Published online by Cambridge University Press: 05 January 2012
Relevant and Irrelevant Criticisms
A major legacy of Leo Strauss’s life and scholarship was a distinctive way of reading texts. Despite Strauss’s attempt to assure Hans-Georg Gadamer in 1954 that his “hermeneutic experience is very limited and excludes the possibility of a universal hermeneutic theory,” his assertion is not to be taken uncritically. Strauss pioneered a way of studying political classics that his students took over and disseminated. Once created, this method was carried from Strauss’s redoubt at Chicago into departments of political science and political theory across the United States and Canada.

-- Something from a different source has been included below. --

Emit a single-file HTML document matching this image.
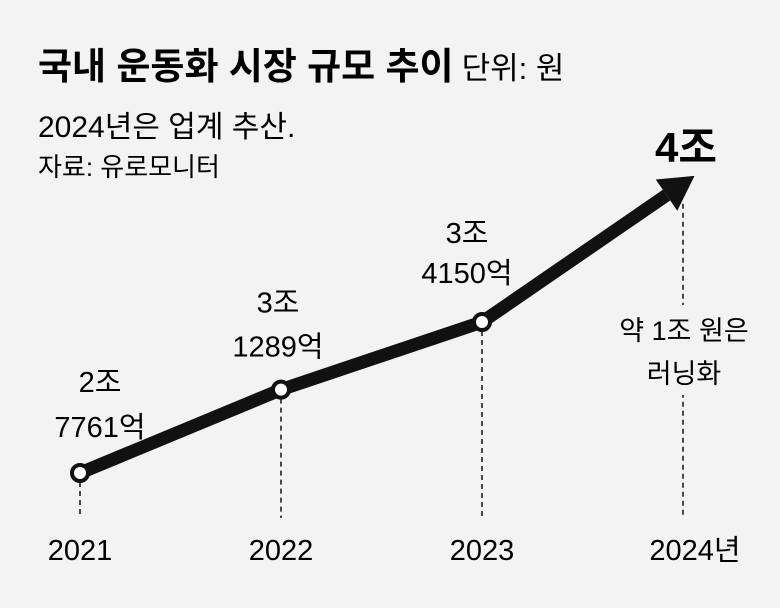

One can identify Strauss’s hermeneutic by how its adherents examine texts and by the political thinkers they interpret. Plato, Averroes, Maimonides, Machiavelli, Hobbes, Spinoza, Locke, Montesquieu, Rousseau, and Tocqueville – and less often Aristotle, Burke, and Hegel – are thinkers whom Strauss and his disciples have considered worthy of scrutiny. By contrast, they care less (except for the Catholic Straussians) about any distinctly Christian political heritage. This disinclination may come from the belief that the best political thinkers are thought to have been religious skeptics. Some Straussians have also claimed to find concealed skepticism about religious or political authority in medieval writers who are conventionally considered orthodox Catholics.